Group of European Pensioners from Savings Banks and Financial Institutions

PUBLICATIONS

Index of documents > Euromeetings Magazine > Euromeetings Number 5



A tough battle is being fought in Germany centred on the future structure of retirement pensions; this battle will be decided next autumn/winter. The problem arises from a real indisputable fact, out of every ideology: the demographic factor. The ‘agreement between generations’, that had been working so far without dramatic breakdowns –a few punctures, fixed immediately with public funds–, consisted on the fact that, with their monthly insurance instalments, the working population maintained the pensioners that, for their part, had paid those too. Now the circumstances have changed. The number of births decreases, the average age of the population increases; the day in which one worker will have to shoulder not 1, but 1.5 pensioners is getting closer. It is obvious that under this numerical ratio, the agreement between generations has stopped being bearable; the total monthly instalment, that is to say, the share of the insured plus the one of the employer, would be close to a fourth of the gross salary.

 

How to sort out the problem? The solutions vary according to the ideologies. The neoliberal ideology, which is in vogue these days –‘let everyone take care of themselves’ or in all its crude reality: ‘every man for himself’– finds an easy solution at first sight: to reduce the pensions. From a more or less long 70% of the last salary, to 64% for those who are 30 years old today; or 65.5% for those who are 40. Result: the great mass of pensioners –the working classes, with modest salaries and also modest pensions– will be reduced to the level of social aid, for a working life spent for the benefit not only of one’s own family, but also of the community; a life, besides, even harder, precisely in those cases most hardly affected by the reduction.

 

Against that ‘easy’ solution not only rise up the potential interested people, but also the town councils, on which the payment of the social aid weigh, and which, even without new burdens, forced by the red pencil of the Ministry of Finances, have been reducing day by day their services to the population– many of them as essential as public transports, kindergartens, and so on. The answer coming from the ‘every man for himself’ ideology is the foreseeable one: let everyone round off beforehand their basic pension with a private complementary insurance that covers the vacuum up to the desired standard of living.
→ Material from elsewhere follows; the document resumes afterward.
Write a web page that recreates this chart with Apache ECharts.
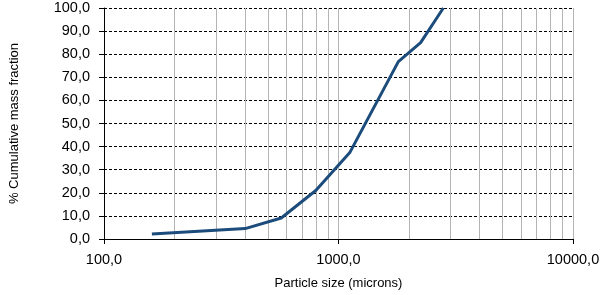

Note: the employer shall not contribute to the funding of such private insurance.

 

Those who still believe that the social solidarity is what saves us from the law of the jungle –because without social solidarity we would certainly be in the jungle– ask: Who is going to fund it, then? If it has to be just the employee, perhaps they would prefer the current system to go on, with as high rates as it may be necessary, but of course, shared, as until now, by the employer. At least it would be cheaper for the economically modest employee than the private insurance, a solution preferred by the best placed ones.

 

No way!, the employers protest. The companies must be freed from the oppressing additional costs whatever happens. Those ‘additional burdens’, when increasing the price of the production, drown the capability of competition, dissuade the investors, compromise the location of companies, and inevitably kill jobs. We cannot deny that among the ‘additional costs’, the employer’s contribution to the endowment insurance is probably the most important one. Even the trade unions agree that if we want to fight against the unemployment we must reduce the costs of production –including the ‘additional’ ones.

 

Way out –rather in an interventionist than neoliberal way–: contribution of up to 4% by the State to the instalment of the private insurance funded only by the employer –and, for the moment, still voluntary.

 

Apart of all this pandemonium, –neoliberal in three fourths and just one fourth socially well-intentioned–, the pensions of the current pensioners, and of those that are 55 years old today, will remain at the present amounts; and from year 2002, they will increase in proportion to the evolution of the net salaries.

 

Will our children be safe from the deluge too?